**STATED EXERCISE**
Skip every image and restate the data word for word.

**DATA SECTION**
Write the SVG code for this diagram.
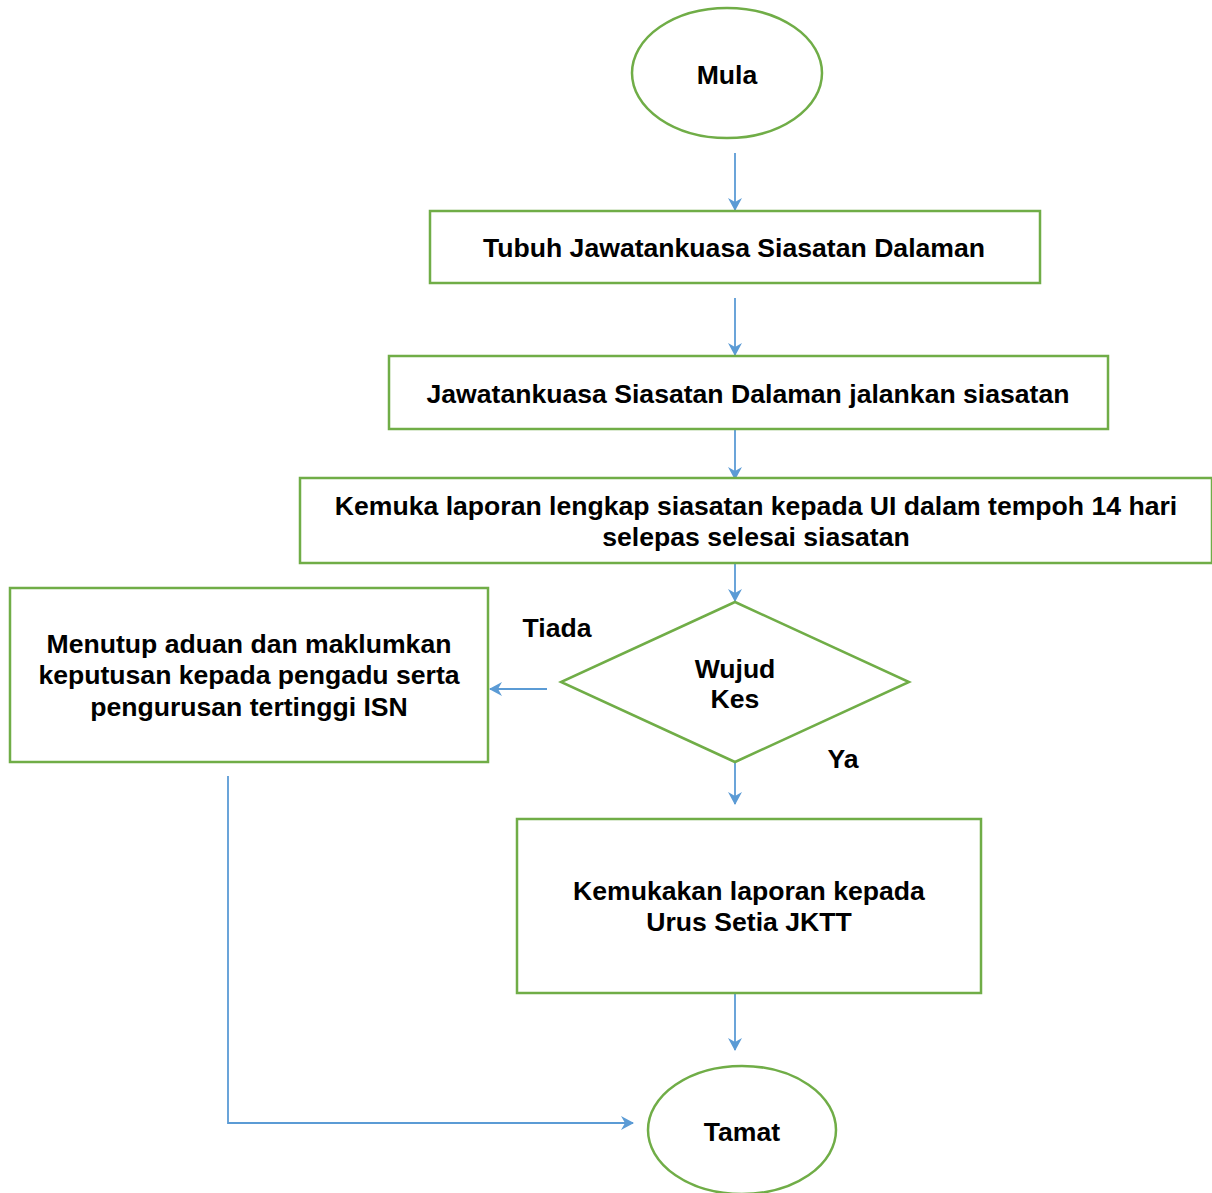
<svg xmlns="http://www.w3.org/2000/svg" width="1212" height="1193" viewBox="0 0 1212 1193">
<defs>
<marker id="ah" markerWidth="13" markerHeight="14" refX="12" refY="7" orient="auto" markerUnits="userSpaceOnUse" viewBox="0 0 13 14">
<path d="M0,0 L13,7 L0,14 L4,7 Z" fill="#5B9BD5"/>
</marker>
<style>
.n{fill:#fff;stroke:#70AD47;stroke-width:2.5}
.c{fill:none;stroke:#5B9BD5;stroke-width:1.8}
.a{marker-end:url(#ah)}
text{font-family:"Liberation Sans",Arial,sans-serif;font-weight:bold;font-size:26.6px;fill:#000;text-anchor:middle}
</style>
</defs>
<rect width="1212" height="1193" fill="#fff"/>
<g id="connectors">
<line class="c a" x1="735" y1="153" x2="735" y2="210"/>
<line class="c a" x1="735" y1="298" x2="735" y2="355"/>
<line class="c a" x1="735" y1="429" x2="735" y2="479"/>
<line class="c a" x1="735" y1="563" x2="735" y2="601"/>
<line class="c a" x1="547" y1="689" x2="490" y2="689"/>
<line class="c a" x1="735" y1="762" x2="735" y2="804"/>
<line class="c a" x1="735" y1="993" x2="735" y2="1050"/>
<polyline class="c a" points="228,776 228,1123 633,1123"/>
</g>
<g id="mula">
<ellipse class="n" cx="727" cy="73" rx="95" ry="65"/>
<text x="727" y="84">Mula</text>
</g>
<g id="tubuh">
<rect class="n" x="430" y="211" width="610" height="72"/>
<text x="734" y="257">Tubuh Jawatankuasa Siasatan Dalaman</text>
</g>
<g id="jalankan">
<rect class="n" x="389" y="356" width="719" height="73"/>
<text x="748" y="403">Jawatankuasa Siasatan Dalaman jalankan siasatan</text>
</g>
<g id="laporan">
<rect class="n" x="300" y="478" width="912" height="85"/>
<text x="756" y="515">Kemuka laporan lengkap siasatan kepada UI dalam tempoh 14 hari</text>
<text x="756" y="546">selepas selesai siasatan</text>
</g>
<g id="wujud">
<polygon class="n" points="735,602 909,682 735,762 561,682"/>
<text x="735" y="678">Wujud</text>
<text x="735" y="708">Kes</text>
</g>
<text x="557" y="637">Tiada</text>
<text x="843" y="768">Ya</text>
<g id="menutup">
<rect class="n" x="10" y="588" width="478" height="174"/>
<text x="249" y="653">Menutup aduan dan maklumkan</text>
<text x="249" y="684">keputusan kepada pengadu serta</text>
<text x="249" y="716">pengurusan tertinggi ISN</text>
</g>
<g id="kemukakan">
<rect class="n" x="517" y="819" width="464" height="174"/>
<text x="749" y="900">Kemukakan laporan kepada</text>
<text x="749" y="931">Urus Setia JKTT</text>
</g>
<g id="tamat">
<ellipse class="n" cx="742" cy="1130" rx="94" ry="64"/>
<text x="742" y="1141">Tamat</text>
</g>
</svg>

**ANSWER TO THE TASK**
Write the SVG code for this diagram.
<svg xmlns="http://www.w3.org/2000/svg" width="1212" height="1193" viewBox="0 0 1212 1193">
<defs>
<marker id="ah" markerWidth="13" markerHeight="14" refX="12" refY="7" orient="auto" markerUnits="userSpaceOnUse" viewBox="0 0 13 14">
<path d="M0,0 L13,7 L0,14 L4,7 Z" fill="#5B9BD5"/>
</marker>
<style>
.n{fill:#fff;stroke:#70AD47;stroke-width:2.5}
.c{fill:none;stroke:#5B9BD5;stroke-width:1.8}
.a{marker-end:url(#ah)}
text{font-family:"Liberation Sans",Arial,sans-serif;font-weight:bold;font-size:26.6px;fill:#000;text-anchor:middle}
</style>
</defs>
<rect width="1212" height="1193" fill="#fff"/>
<g id="connectors">
<line class="c a" x1="735" y1="153" x2="735" y2="210"/>
<line class="c a" x1="735" y1="298" x2="735" y2="355"/>
<line class="c a" x1="735" y1="429" x2="735" y2="479"/>
<line class="c a" x1="735" y1="563" x2="735" y2="601"/>
<line class="c a" x1="547" y1="689" x2="490" y2="689"/>
<line class="c a" x1="735" y1="762" x2="735" y2="804"/>
<line class="c a" x1="735" y1="993" x2="735" y2="1050"/>
<polyline class="c a" points="228,776 228,1123 633,1123"/>
</g>
<g id="mula">
<ellipse class="n" cx="727" cy="73" rx="95" ry="65"/>
<text x="727" y="84">Mula</text>
</g>
<g id="tubuh">
<rect class="n" x="430" y="211" width="610" height="72"/>
<text x="734" y="257">Tubuh Jawatankuasa Siasatan Dalaman</text>
</g>
<g id="jalankan">
<rect class="n" x="389" y="356" width="719" height="73"/>
<text x="748" y="403">Jawatankuasa Siasatan Dalaman jalankan siasatan</text>
</g>
<g id="laporan">
<rect class="n" x="300" y="478" width="912" height="85"/>
<text x="756" y="515">Kemuka laporan lengkap siasatan kepada UI dalam tempoh 14 hari</text>
<text x="756" y="546">selepas selesai siasatan</text>
</g>
<g id="wujud">
<polygon class="n" points="735,602 909,682 735,762 561,682"/>
<text x="735" y="678">Wujud</text>
<text x="735" y="708">Kes</text>
</g>
<text x="557" y="637">Tiada</text>
<text x="843" y="768">Ya</text>
<g id="menutup">
<rect class="n" x="10" y="588" width="478" height="174"/>
<text x="249" y="653">Menutup aduan dan maklumkan</text>
<text x="249" y="684">keputusan kepada pengadu serta</text>
<text x="249" y="716">pengurusan tertinggi ISN</text>
</g>
<g id="kemukakan">
<rect class="n" x="517" y="819" width="464" height="174"/>
<text x="749" y="900">Kemukakan laporan kepada</text>
<text x="749" y="931">Urus Setia JKTT</text>
</g>
<g id="tamat">
<ellipse class="n" cx="742" cy="1130" rx="94" ry="64"/>
<text x="742" y="1141">Tamat</text>
</g>
</svg>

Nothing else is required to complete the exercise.